_Goal:_
Up to and including the line with "0.11, 0.81, 0.26];", write out the listing from its first line, minus the pictures.

--- Data shown ---

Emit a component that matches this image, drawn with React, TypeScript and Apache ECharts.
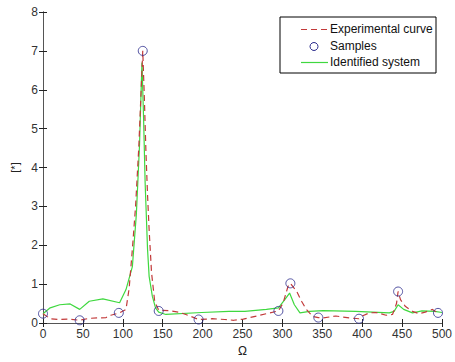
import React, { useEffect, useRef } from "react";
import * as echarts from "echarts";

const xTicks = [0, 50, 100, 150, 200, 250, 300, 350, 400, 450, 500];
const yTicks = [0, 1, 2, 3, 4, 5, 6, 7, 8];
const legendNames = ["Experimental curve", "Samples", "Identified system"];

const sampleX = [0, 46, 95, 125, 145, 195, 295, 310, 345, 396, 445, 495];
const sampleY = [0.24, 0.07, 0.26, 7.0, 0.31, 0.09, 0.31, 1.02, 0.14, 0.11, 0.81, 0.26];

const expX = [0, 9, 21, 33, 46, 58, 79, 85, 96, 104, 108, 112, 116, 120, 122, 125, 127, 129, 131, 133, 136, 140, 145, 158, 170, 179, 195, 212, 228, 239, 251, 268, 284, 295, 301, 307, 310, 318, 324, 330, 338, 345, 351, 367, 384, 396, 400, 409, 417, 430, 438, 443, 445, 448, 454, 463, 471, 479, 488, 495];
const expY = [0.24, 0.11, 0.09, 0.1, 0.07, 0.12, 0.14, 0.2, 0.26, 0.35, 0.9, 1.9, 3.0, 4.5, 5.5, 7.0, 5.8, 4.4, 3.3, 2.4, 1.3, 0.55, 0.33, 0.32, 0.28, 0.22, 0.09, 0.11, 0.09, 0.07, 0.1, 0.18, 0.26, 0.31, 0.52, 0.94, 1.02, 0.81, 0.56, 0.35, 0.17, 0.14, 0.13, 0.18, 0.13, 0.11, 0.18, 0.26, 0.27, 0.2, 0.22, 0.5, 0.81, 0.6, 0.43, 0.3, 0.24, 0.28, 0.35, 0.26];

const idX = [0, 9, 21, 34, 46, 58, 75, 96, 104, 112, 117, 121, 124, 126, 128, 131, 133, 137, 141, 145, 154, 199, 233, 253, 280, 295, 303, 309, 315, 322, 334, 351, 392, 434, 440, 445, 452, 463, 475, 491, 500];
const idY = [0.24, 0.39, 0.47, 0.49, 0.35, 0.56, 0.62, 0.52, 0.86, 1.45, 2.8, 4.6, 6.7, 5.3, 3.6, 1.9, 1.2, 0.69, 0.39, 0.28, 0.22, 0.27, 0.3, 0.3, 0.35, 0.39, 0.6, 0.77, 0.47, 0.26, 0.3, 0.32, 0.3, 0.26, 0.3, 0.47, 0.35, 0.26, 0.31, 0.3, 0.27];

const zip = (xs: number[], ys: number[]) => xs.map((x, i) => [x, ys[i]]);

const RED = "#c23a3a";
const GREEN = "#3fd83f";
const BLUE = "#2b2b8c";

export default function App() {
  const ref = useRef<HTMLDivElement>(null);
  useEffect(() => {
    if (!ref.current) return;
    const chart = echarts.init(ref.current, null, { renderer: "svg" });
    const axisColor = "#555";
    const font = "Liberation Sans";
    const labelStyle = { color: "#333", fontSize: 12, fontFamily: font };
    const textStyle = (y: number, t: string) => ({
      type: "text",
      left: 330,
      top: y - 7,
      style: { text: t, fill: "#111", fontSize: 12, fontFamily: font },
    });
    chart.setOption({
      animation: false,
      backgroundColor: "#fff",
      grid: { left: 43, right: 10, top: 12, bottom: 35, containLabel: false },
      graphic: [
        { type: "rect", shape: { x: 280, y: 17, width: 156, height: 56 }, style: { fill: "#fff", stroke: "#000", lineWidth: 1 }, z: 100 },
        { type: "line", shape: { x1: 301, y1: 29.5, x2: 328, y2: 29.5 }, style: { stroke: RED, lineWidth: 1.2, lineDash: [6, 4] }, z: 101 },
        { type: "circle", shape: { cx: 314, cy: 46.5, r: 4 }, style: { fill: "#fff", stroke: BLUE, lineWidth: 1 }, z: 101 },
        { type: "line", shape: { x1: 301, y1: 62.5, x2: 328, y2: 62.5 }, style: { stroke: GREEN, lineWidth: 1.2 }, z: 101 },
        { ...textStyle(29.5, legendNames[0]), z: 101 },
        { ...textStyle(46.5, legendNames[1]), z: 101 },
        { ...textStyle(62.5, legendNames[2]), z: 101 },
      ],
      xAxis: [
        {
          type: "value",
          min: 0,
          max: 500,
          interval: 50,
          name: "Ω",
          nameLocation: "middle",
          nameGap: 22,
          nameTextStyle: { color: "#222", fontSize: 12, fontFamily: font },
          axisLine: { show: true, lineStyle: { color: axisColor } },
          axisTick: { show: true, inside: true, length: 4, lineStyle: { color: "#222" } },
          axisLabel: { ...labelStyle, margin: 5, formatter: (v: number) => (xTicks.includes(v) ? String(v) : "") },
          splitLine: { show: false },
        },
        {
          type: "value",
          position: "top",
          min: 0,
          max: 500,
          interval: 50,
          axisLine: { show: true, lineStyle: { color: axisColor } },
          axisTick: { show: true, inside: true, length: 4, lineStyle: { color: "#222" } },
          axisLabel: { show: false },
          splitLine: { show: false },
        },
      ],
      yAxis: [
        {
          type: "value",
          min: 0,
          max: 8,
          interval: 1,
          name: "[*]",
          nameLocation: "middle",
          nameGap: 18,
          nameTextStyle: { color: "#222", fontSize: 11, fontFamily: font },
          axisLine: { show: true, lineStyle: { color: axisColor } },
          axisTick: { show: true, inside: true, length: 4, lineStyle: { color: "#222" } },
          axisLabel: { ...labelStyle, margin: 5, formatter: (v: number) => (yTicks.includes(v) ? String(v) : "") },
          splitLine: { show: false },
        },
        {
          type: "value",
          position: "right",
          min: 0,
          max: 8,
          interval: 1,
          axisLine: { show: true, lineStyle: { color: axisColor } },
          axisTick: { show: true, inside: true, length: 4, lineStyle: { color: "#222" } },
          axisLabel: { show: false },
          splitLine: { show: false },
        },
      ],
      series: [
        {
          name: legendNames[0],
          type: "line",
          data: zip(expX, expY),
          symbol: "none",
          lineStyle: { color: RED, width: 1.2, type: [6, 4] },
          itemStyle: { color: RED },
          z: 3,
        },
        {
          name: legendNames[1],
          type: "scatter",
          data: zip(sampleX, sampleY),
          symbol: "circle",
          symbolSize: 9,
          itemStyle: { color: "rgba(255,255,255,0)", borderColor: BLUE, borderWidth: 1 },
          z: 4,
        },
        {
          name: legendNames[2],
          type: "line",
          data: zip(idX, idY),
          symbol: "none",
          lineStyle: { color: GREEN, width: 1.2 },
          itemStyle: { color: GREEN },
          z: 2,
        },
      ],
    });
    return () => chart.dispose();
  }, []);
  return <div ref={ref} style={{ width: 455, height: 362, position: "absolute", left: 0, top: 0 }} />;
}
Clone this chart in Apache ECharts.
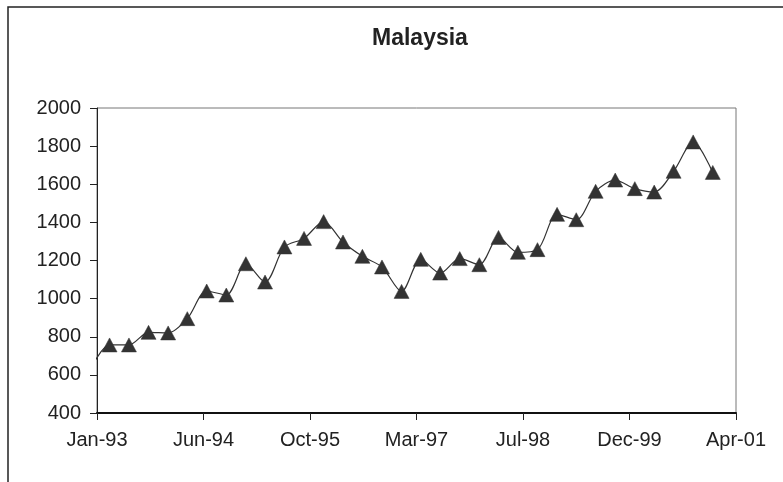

---

_Solution to the exercise:_
Emit a component that matches this image, drawn with React, TypeScript and Apache ECharts.
import React, { useEffect, useRef } from "react";
import * as echarts from "echarts";

const xTicks = [0, 50, 100, 150, 200, 250, 300, 350, 400, 450, 500];
const yTicks = [0, 1, 2, 3, 4, 5, 6, 7, 8];
const legendNames = ["Experimental curve", "Samples", "Identified system"];

const sampleX = [0, 46, 95, 125, 145, 195, 295, 310, 345, 396, 445, 495];
const sampleY = [0.24, 0.07, 0.26, 7.0, 0.31, 0.09, 0.31, 1.02, 0.14, 0.11, 0.81, 0.26];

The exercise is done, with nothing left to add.